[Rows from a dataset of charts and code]
++++++

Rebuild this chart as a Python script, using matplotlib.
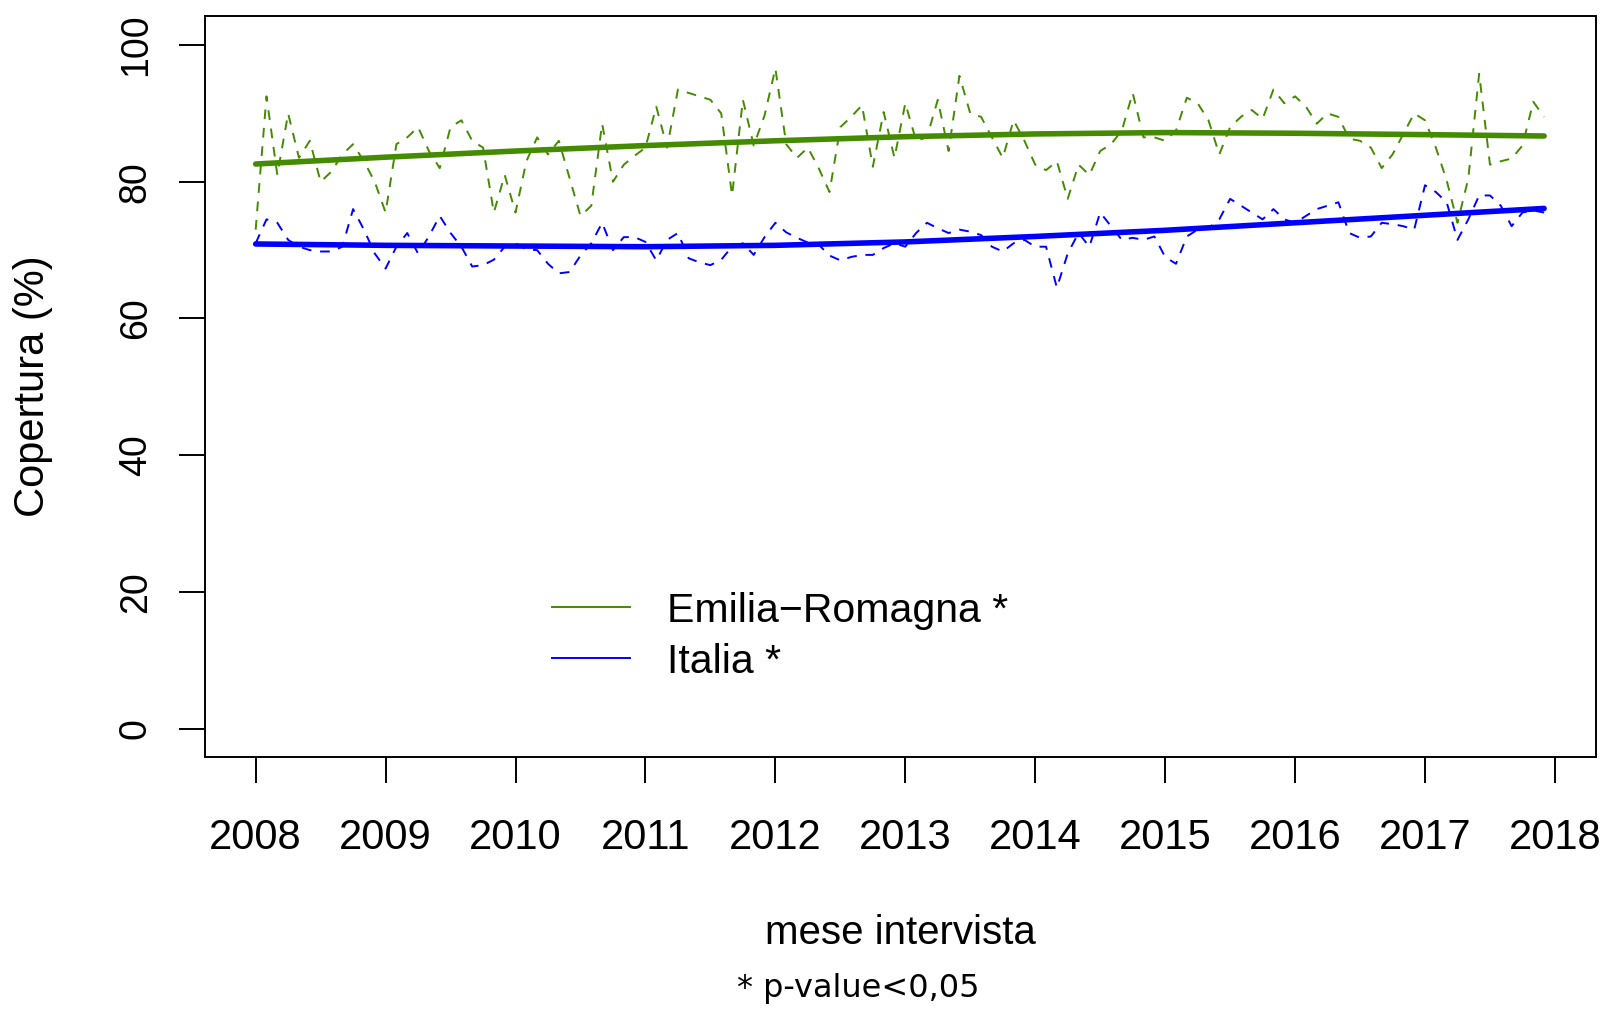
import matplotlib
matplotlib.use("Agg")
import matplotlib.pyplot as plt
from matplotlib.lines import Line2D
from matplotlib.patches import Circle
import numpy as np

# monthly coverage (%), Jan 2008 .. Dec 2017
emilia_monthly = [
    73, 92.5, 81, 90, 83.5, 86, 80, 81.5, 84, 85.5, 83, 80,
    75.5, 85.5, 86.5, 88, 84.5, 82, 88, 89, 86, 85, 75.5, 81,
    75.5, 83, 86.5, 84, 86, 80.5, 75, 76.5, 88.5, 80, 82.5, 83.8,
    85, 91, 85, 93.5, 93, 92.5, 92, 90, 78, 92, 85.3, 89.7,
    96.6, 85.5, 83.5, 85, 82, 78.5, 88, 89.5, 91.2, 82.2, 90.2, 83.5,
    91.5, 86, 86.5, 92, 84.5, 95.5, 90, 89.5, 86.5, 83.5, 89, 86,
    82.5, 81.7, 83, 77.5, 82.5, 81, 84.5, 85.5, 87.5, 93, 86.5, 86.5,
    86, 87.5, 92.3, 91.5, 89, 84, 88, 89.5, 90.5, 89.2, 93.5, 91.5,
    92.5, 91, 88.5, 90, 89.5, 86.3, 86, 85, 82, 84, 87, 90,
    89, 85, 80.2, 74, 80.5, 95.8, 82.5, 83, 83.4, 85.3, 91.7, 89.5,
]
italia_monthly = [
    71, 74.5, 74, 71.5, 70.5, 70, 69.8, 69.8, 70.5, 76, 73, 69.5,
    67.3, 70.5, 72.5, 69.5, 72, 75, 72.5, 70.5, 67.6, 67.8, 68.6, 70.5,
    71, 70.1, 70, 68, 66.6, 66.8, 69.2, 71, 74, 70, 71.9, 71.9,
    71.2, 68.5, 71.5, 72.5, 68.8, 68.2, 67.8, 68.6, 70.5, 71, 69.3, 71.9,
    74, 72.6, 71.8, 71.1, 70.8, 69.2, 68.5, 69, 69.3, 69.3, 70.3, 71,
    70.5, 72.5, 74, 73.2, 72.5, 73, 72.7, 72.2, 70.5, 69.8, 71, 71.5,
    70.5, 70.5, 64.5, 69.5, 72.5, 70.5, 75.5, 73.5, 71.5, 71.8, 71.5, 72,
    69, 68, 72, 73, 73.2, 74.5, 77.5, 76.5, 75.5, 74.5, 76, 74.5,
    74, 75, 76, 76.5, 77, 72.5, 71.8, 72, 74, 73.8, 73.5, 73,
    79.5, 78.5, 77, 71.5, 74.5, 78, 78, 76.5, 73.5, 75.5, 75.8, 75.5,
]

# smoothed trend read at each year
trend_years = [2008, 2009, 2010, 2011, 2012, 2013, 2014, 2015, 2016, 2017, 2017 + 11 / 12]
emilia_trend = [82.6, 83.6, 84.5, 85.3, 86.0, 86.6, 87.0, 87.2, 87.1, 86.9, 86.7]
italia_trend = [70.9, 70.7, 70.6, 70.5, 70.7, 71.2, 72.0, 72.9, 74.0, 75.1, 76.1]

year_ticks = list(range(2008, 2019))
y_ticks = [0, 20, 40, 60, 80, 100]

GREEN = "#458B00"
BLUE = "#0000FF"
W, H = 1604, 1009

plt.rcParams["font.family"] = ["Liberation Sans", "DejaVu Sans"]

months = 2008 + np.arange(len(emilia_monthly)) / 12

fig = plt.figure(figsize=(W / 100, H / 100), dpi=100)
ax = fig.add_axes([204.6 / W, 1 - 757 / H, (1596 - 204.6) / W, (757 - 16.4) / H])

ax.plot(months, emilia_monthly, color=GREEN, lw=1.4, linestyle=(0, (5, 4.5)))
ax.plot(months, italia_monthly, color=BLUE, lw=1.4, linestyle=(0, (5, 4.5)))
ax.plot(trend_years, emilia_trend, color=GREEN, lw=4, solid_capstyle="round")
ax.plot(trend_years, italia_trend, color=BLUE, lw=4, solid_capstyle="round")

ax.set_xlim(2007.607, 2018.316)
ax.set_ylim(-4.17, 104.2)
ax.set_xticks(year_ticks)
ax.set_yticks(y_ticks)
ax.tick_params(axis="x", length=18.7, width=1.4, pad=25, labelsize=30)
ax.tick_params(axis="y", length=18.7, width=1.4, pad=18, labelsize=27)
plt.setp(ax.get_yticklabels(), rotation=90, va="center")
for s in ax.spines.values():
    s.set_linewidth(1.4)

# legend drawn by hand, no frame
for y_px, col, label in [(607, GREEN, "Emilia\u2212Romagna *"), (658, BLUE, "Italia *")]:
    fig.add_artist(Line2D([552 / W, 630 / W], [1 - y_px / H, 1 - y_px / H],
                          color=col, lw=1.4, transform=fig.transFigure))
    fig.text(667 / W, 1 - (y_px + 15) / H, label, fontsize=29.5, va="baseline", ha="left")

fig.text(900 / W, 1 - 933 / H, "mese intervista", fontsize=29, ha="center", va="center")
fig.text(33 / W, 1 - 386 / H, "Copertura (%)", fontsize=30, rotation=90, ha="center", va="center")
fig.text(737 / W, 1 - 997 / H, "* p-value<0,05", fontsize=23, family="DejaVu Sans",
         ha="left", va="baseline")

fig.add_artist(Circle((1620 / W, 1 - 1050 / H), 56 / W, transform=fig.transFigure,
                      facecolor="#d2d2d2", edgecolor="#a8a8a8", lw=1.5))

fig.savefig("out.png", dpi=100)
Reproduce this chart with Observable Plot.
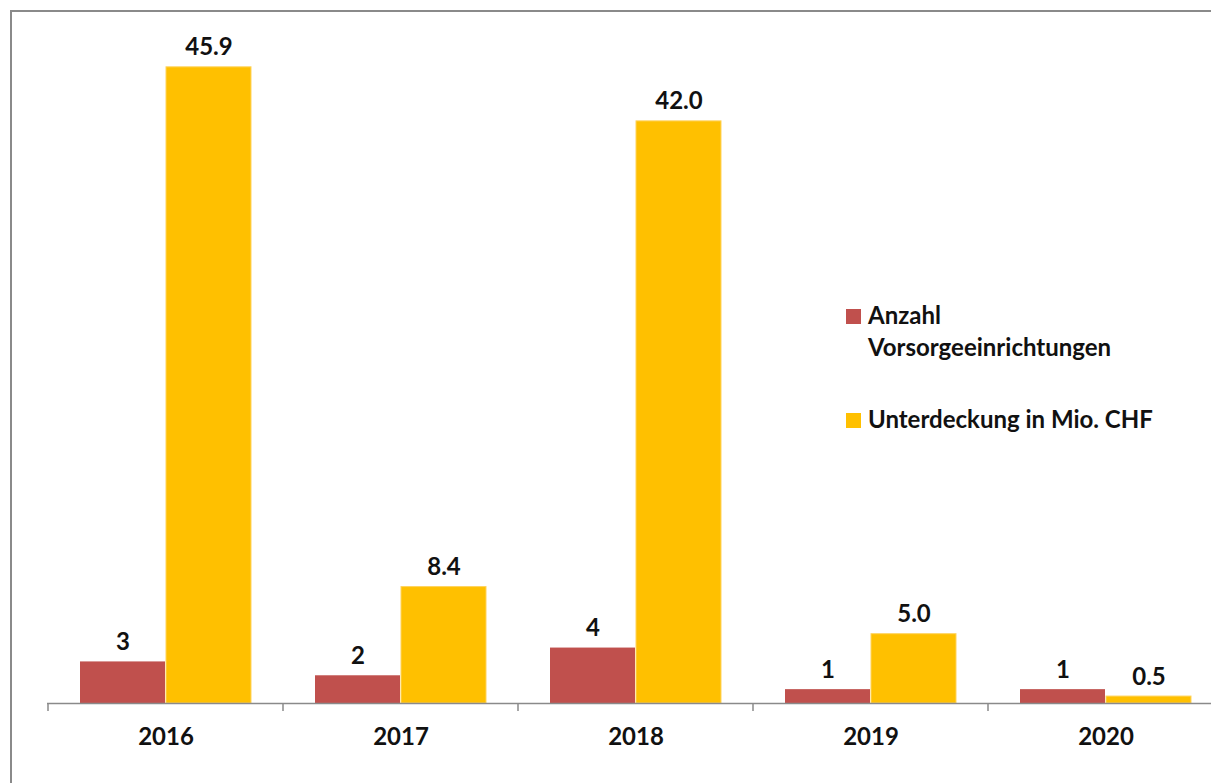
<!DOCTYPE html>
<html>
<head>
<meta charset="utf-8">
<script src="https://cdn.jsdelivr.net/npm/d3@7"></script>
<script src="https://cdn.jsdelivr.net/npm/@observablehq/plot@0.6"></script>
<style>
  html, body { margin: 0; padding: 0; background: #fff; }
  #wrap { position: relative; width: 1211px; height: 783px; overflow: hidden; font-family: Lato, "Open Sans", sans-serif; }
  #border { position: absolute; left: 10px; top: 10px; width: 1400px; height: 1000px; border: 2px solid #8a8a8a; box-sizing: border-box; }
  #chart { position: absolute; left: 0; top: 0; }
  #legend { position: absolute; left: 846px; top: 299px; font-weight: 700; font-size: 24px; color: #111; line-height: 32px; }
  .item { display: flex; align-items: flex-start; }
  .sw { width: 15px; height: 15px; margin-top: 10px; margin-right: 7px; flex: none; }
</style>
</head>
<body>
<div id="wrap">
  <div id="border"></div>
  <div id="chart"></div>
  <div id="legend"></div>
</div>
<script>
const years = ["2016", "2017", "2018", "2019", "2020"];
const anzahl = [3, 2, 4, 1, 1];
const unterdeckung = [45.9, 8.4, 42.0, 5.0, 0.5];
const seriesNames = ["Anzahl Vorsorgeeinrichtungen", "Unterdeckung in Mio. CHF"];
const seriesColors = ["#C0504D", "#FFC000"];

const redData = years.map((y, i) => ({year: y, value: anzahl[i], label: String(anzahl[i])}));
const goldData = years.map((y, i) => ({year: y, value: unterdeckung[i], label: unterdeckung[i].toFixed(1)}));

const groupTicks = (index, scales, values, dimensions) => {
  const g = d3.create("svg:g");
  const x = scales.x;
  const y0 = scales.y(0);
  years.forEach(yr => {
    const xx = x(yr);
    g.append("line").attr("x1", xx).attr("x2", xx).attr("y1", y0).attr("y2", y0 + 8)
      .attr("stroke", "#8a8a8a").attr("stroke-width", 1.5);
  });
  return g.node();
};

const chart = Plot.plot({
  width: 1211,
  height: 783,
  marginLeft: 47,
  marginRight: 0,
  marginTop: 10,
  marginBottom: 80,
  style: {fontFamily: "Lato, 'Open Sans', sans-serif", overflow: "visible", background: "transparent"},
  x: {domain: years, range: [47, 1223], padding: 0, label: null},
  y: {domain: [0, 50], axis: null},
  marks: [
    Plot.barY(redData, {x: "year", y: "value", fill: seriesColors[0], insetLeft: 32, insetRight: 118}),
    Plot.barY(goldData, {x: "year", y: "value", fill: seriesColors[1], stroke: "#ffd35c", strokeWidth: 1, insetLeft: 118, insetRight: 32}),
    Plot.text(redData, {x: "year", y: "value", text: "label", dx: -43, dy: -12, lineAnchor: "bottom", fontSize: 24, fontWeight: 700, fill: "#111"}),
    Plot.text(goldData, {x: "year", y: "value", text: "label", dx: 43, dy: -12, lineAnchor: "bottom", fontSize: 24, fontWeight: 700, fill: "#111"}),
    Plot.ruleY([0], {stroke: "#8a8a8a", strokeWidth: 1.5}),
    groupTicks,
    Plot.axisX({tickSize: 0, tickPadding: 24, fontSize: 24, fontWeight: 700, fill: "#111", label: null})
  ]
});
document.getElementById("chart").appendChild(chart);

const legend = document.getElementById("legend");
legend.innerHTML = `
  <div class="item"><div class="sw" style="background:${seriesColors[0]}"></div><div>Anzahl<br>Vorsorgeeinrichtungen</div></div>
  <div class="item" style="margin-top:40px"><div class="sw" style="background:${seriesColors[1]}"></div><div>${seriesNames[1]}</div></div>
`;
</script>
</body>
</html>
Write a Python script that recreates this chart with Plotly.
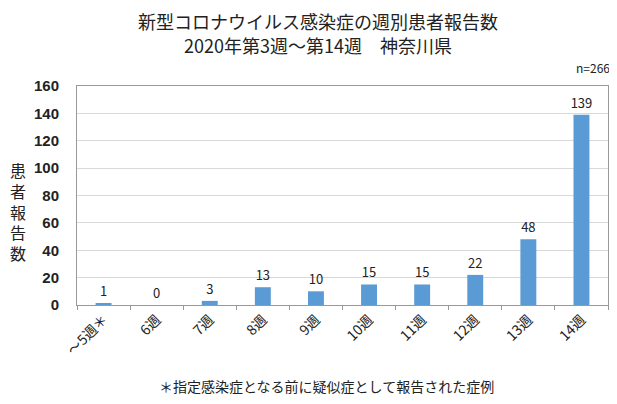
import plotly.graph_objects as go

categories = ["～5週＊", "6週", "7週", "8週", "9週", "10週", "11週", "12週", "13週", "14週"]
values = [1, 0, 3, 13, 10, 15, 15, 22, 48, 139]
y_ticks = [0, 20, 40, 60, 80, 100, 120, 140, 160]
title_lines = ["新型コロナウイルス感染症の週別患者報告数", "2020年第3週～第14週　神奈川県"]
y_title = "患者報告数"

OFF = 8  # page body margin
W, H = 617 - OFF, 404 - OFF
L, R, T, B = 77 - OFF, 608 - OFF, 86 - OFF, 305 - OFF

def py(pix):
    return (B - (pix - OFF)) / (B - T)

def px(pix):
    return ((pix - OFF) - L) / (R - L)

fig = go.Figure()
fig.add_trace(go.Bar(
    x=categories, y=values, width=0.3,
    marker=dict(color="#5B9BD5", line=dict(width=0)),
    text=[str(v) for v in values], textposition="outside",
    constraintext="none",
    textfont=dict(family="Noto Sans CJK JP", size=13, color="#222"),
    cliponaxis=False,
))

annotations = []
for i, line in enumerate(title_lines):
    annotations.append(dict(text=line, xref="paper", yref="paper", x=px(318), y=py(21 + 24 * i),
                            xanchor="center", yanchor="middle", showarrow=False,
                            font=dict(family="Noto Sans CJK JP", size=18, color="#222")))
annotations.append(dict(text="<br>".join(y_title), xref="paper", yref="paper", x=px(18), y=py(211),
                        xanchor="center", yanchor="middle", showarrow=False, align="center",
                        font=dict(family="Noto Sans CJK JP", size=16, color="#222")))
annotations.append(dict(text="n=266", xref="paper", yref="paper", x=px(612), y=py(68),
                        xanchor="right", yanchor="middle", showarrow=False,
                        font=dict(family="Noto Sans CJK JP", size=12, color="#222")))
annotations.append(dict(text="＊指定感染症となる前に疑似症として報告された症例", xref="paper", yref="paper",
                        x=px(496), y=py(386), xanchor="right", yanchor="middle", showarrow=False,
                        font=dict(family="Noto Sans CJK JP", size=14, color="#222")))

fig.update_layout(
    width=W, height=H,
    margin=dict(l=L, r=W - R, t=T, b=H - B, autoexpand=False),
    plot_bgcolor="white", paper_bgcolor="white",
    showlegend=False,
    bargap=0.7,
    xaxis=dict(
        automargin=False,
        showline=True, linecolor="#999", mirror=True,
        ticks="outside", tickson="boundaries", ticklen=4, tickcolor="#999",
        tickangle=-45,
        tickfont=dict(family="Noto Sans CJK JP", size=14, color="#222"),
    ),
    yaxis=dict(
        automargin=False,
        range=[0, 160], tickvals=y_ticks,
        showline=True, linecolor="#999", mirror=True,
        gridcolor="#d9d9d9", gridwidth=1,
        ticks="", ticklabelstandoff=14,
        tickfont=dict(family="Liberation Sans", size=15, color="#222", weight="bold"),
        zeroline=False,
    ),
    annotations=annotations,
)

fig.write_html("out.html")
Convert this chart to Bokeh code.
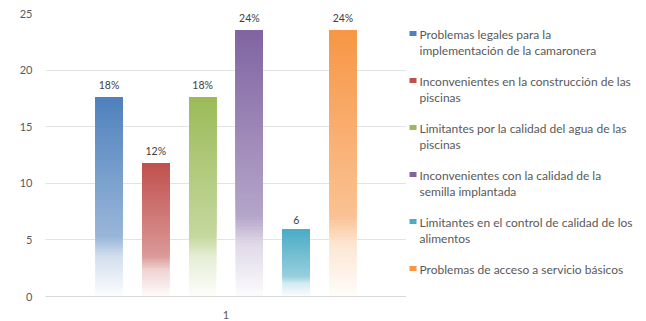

++++++

### EXERCISE
Exactly as written, repeat the lines from the beginning of the entries up to and including the line with "import numpy as np", but not the pictures.

### EXERCISE SOLUTION
Rebuild this chart as a Python script, using matplotlib.
import matplotlib
matplotlib.use("Agg")
import matplotlib.pyplot as plt
from matplotlib.lines import Line2D
from matplotlib.patches import Circle
import numpy as np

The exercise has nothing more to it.